Rafia Sailani
On a wintry morning at boarding gate 44 of New Delhi airport, two unknown women bumped into each other with their kids tagging along. They didn’t have much in common, but what instantly connected them was the physical and emotional abuse they had both been facing at the hands of their husbands. Like countless women across the country, they were fleeing to their respective maternal homes for safety and solace.
At that moment, one among them realised that her lawyer’s degree and years of practice at the J&K High Court hadn’t saved her from the ugly wrath of her male counterpart. It began, as these stories often do, with something trivial — a domestic disagreement. Something that in healthy relationships would end with silence, space, or conversation. But in homes where anger is power and control is currency, trivial disagreements become weapons. The night before, inside her own home in Delhi, she found herself being physically assaulted by the man she had married two years ago.
Despite her repeated attempts to calm the situation, the aggression did not stop. Words turned into force. Force turned into blows. And in that moment, the degrees, the profession, the legal knowledge — none of it shielded her from pain. When she finally called the police, it was not an impulsive act; it was the act of someone who understood that silence enables violence. Being an advocate, she advised people about their rights, the remedies, and the protections under statutes and constitutional guarantees. She had stood in courtrooms speaking about justice, dignity, and the rule of law.

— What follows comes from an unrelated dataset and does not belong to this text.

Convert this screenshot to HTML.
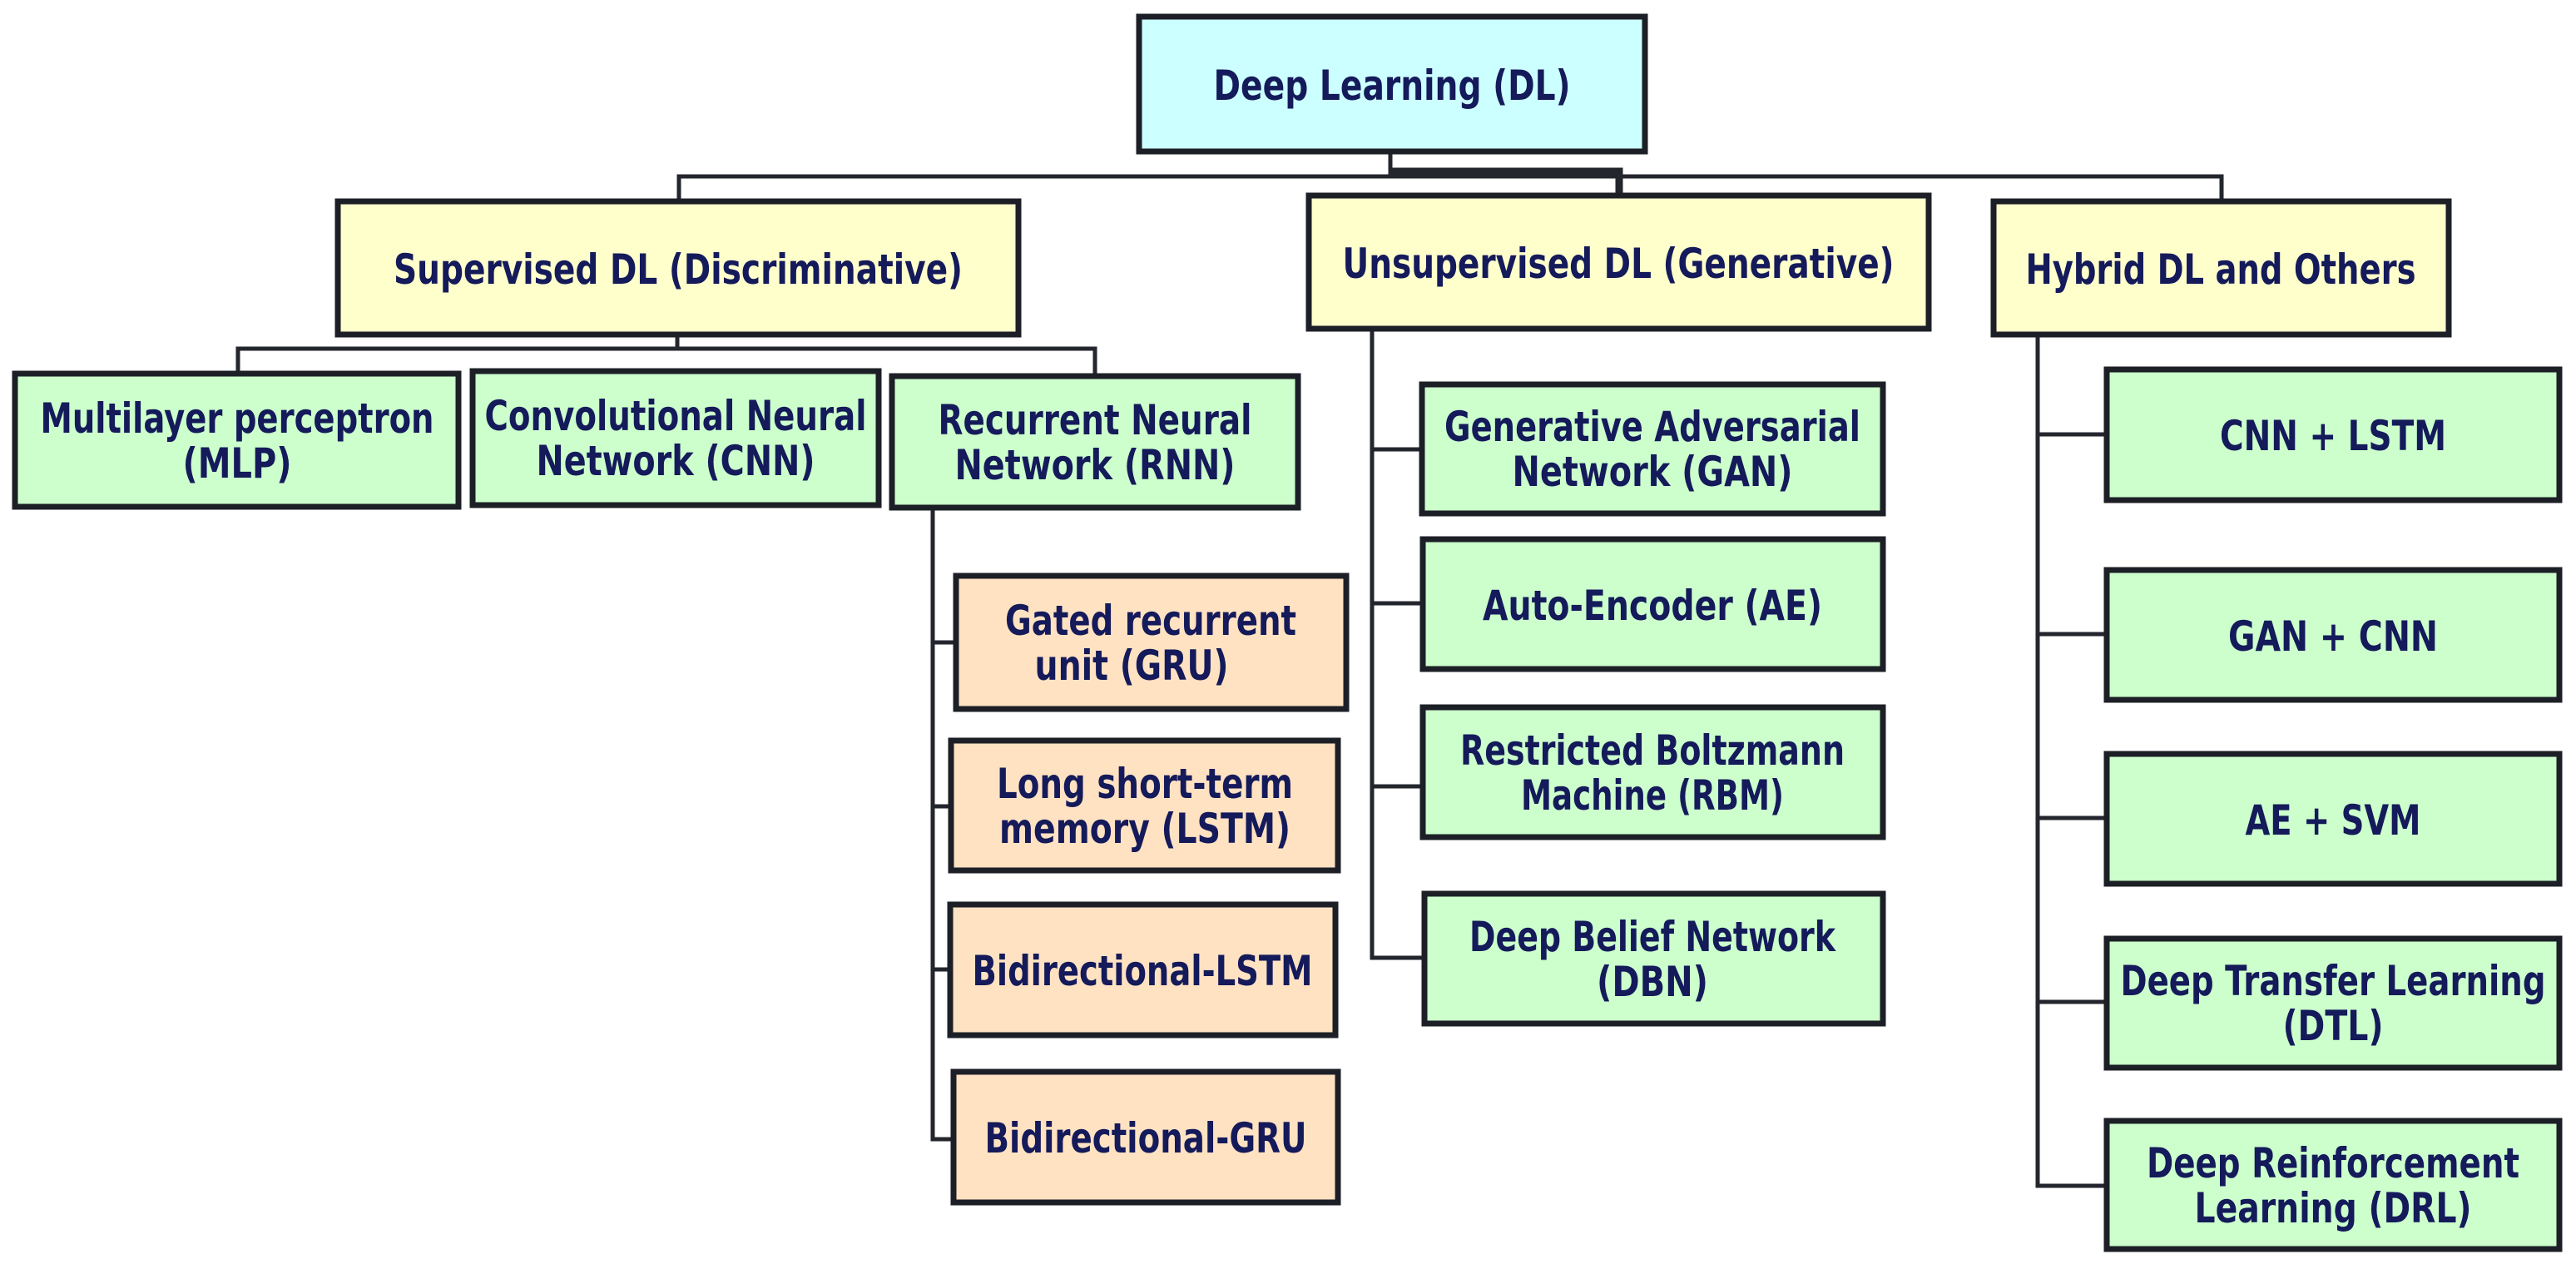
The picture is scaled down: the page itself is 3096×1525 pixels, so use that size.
<!DOCTYPE html>
<html><head><meta charset="utf-8"><style>
html,body{margin:0;padding:0;background:#fff;}
svg{display:block;}
text{font-family:"DejaVu Sans","Liberation Sans",sans-serif;font-weight:bold;font-size:50px;fill:#141a5a;text-anchor:middle;}
.b{stroke:#1c1f26;stroke-width:7;}
.l{stroke:#23262d;stroke-width:5;fill:none;}
</style></head><body>
<svg width="3096" height="1525" viewBox="0 0 3096 1525" xmlns="http://www.w3.org/2000/svg">
<!-- connectors -->
<g class="l">
<path d="M1671 182 V212"/>
<path d="M816 242 V212 H2670 V242"/>
<path d="M1671 206 H1946 V235" style="stroke-width:9"/>
<path d="M814 402 V419 M286 449 V419 H1316 V450"/>
<path d="M1121 610 V1369 H1146 M1121 772 H1149 M1121 969 H1143 M1121 1165 H1142"/>
<path d="M1649 395 V1151 H1712 M1649 540 H1709 M1649 725 H1710 M1649 945 H1710"/>
<path d="M2449 402 V1425 H2532 M2449 522 H2532 M2449 762 H2532 M2449 983 H2532 M2449 1204 H2532"/>
</g>
<!-- boxes -->
<rect class="b" x="1369" y="20" width="608" height="162" fill="#ccffff"/>
<rect class="b" x="406" y="242" width="818" height="160" fill="#ffffcc"/>
<rect class="b" x="1573" y="235" width="745" height="160" fill="#ffffcc"/>
<rect class="b" x="2396" y="242" width="547" height="160" fill="#ffffcc"/>
<rect class="b" x="18" y="449" width="533" height="160" fill="#ccffcc"/>
<rect class="b" x="568" y="446" width="488" height="161" fill="#ccffcc"/>
<rect class="b" x="1072" y="452" width="488" height="158" fill="#ccffcc"/>
<rect class="b" x="1149" y="692" width="469" height="160" fill="#ffe2c2"/>
<rect class="b" x="1143" y="890" width="465" height="156" fill="#ffe2c2"/>
<rect class="b" x="1142" y="1087" width="463" height="157" fill="#ffe2c2"/>
<rect class="b" x="1146" y="1288" width="462" height="157" fill="#ffe2c2"/>
<rect class="b" x="1709" y="462" width="554" height="155" fill="#ccffcc"/>
<rect class="b" x="1710" y="648" width="553" height="156" fill="#ccffcc"/>
<rect class="b" x="1710" y="850" width="553" height="156" fill="#ccffcc"/>
<rect class="b" x="1712" y="1074" width="551" height="156" fill="#ccffcc"/>
<rect class="b" x="2532" y="444" width="544" height="157" fill="#ccffcc"/>
<rect class="b" x="2532" y="685" width="544" height="156" fill="#ccffcc"/>
<rect class="b" x="2532" y="906" width="544" height="156" fill="#ccffcc"/>
<rect class="b" x="2532" y="1128" width="544" height="155" fill="#ccffcc"/>
<rect class="b" x="2532" y="1347" width="544" height="154" fill="#ccffcc"/>
<!-- text -->
<g lengthAdjust="spacingAndGlyphs">
<text x="1673" y="120" textLength="429" lengthAdjust="spacingAndGlyphs">Deep Learning (DL)</text>
<text x="815" y="341" textLength="684" lengthAdjust="spacingAndGlyphs">Supervised DL (Discriminative)</text>
<text x="1945" y="334" textLength="663" lengthAdjust="spacingAndGlyphs">Unsupervised DL (Generative)</text>
<text x="2669" y="341" textLength="469" lengthAdjust="spacingAndGlyphs">Hybrid DL and Others</text>

<text x="285" y="520" textLength="473" lengthAdjust="spacingAndGlyphs">Multilayer perceptron</text>
<text x="285" y="574" textLength="131" lengthAdjust="spacingAndGlyphs">(MLP)</text>
<text x="812" y="517" textLength="459" lengthAdjust="spacingAndGlyphs">Convolutional Neural</text>
<text x="812" y="571" textLength="335" lengthAdjust="spacingAndGlyphs">Network (CNN)</text>
<text x="1316" y="522" textLength="377" lengthAdjust="spacingAndGlyphs">Recurrent Neural</text>
<text x="1316" y="576" textLength="337" lengthAdjust="spacingAndGlyphs">Network (RNN)</text>

<text x="1383" y="763" textLength="350" lengthAdjust="spacingAndGlyphs">Gated recurrent</text>
<text x="1360" y="817" textLength="233" lengthAdjust="spacingAndGlyphs">unit (GRU)</text>
<text x="1376" y="959" textLength="356" lengthAdjust="spacingAndGlyphs">Long short-term</text>
<text x="1376" y="1013" textLength="350" lengthAdjust="spacingAndGlyphs">memory (LSTM)</text>
<text x="1373" y="1184" textLength="409" lengthAdjust="spacingAndGlyphs">Bidirectional-LSTM</text>
<text x="1377" y="1385" textLength="387" lengthAdjust="spacingAndGlyphs">Bidirectional-GRU</text>

<text x="1986" y="530" textLength="500" lengthAdjust="spacingAndGlyphs">Generative Adversarial</text>
<text x="1986" y="584" textLength="337" lengthAdjust="spacingAndGlyphs">Network (GAN)</text>
<text x="1986" y="745" textLength="408" lengthAdjust="spacingAndGlyphs">Auto-Encoder (AE)</text>
<text x="1986" y="919" textLength="462" lengthAdjust="spacingAndGlyphs">Restricted Boltzmann</text>
<text x="1986" y="973" textLength="316" lengthAdjust="spacingAndGlyphs">Machine (RBM)</text>
<text x="1986" y="1143" textLength="440" lengthAdjust="spacingAndGlyphs">Deep Belief Network</text>
<text x="1986" y="1197" textLength="134" lengthAdjust="spacingAndGlyphs">(DBN)</text>

<text x="2804" y="541" textLength="272" lengthAdjust="spacingAndGlyphs">CNN + LSTM</text>
<text x="2804" y="782" textLength="252" lengthAdjust="spacingAndGlyphs">GAN + CNN</text>
<text x="2804" y="1003" textLength="211" lengthAdjust="spacingAndGlyphs">AE + SVM</text>
<text x="2804" y="1196" textLength="511" lengthAdjust="spacingAndGlyphs">Deep Transfer Learning</text>
<text x="2804" y="1250" textLength="121" lengthAdjust="spacingAndGlyphs">(DTL)</text>
<text x="2804" y="1415" textLength="448" lengthAdjust="spacingAndGlyphs">Deep Reinforcement</text>
<text x="2804" y="1469" textLength="333" lengthAdjust="spacingAndGlyphs">Learning (DRL)</text>
</g>
</svg>
</body></html>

Recent government reports have indicated a 121 per cent rise in registered domestic violence cases in Jammu and Kashmir in 2024-25, with nearly 2,000 cases reported in one year through support centres. Nationally, the National Family Health Survey (NFHS) reveals that around 29-32 per cent of married women have faced physical, sexual, or emotional violence in their lifetime—often from those who promised to protect them. Studies suggest that domestic violence is heartbreakingly common, a shadow that falls across homes regardless of status or education.
In the lawyer lady’s case, this was not the first time there had been a conflict. There had been earlier disputes. There had even been mediation. A compromise had been recorded. Like many women, she chose to believe that things could improve. Those apologies meant change. That settlement meant safety. But compromise without accountability is merely a pause before repetition. As a lawyer, she knew the provisions of the law. She knew the remedies available under criminal statutes and under domestic violence legislation. But law on paper and safety in reality are two different things.
What happened to her is not an isolated incident. It is part of a larger, quieter crisis unfolding inside countless homes across India. Domestic violence does not discriminate between financially independent and dependent, between urban and rural. It lives in apartments, in houses, in gated communities, in silence.
We often ask women why they didn’t leave. Why didn’t she speak earlier? Why did she compromise? But what we rarely ask them is why violence is normalised? Why is male anger excused? Why is a woman’s endurance praised more than her resistance?
The hardest part of reporting violence is not the legal process. It is breaking the internal conditioning that tells women to adjust, to tolerate, to preserve the marriage at any cost. There is a particular irony in being a woman who knows the law and still becomes a victim of violence. But perhaps that irony reveals something deeper — that domestic abuse is not about ignorance. It is about power.
Violence within marriage is not a “private matter.” It is not a “domestic issue”. It is a violation of dignity, bodily integrity, and constitutional morality. Marriage does not grant immunity from accountability. If an advocate can hesitate before speaking up, imagine the hesitation of a woman who has no legal training, no financial independence, no social backing.
To every woman who has normalised raised voices, intimidation, or physical force in her life—please understand: it is not normal. It is not love. It is not marriage.
It is violence.
And to society at large, we must stop treating domestic abuse as a family “embarrassment” and start recognising it as a structural injustice.
The night she called the police, she chose the law over silence. Not because she is fearless — but because fear should not be the price of marriage. Her journey home was an emotional volcano that had just ruptured. Her father’s friends and relatives gathered around, listening to her story with tears in their eyes. They hugged her, cried with her, and offered the warmth and care she had craved for so long. In their arms, she felt truly seen, truly safe for the first time in years.
However, what tormented her was the cruelty which she had to endure from her husband’s family. Even though the family is very reputable in the Valley, highly educated as well, they still were alright with the pain inflicted on her. The orphanage they run, where they showcase their compassion and goodness, hasn’t embodied any such feeling or gesture towards their own daughter-in-law or towards their grandchild. A family which protects the vulnerable but still engages in this behaviour shatters every facade beneath which lurks the dark reality of society. Cruelty hides behind masks of respectability, education, and charity.
The lawyer shared her story to break the silence rather than for pity. No woman should feel trapped, voiceless, or unworthy of kindness. If you’re enduring this pain, reach out to the police, helplines, family, or anyone who will listen. Her escape came from one desperate prayer and the courage to act. Yours can too. You are not alone, and your life—your child’s life—matters more than any facade of family honour.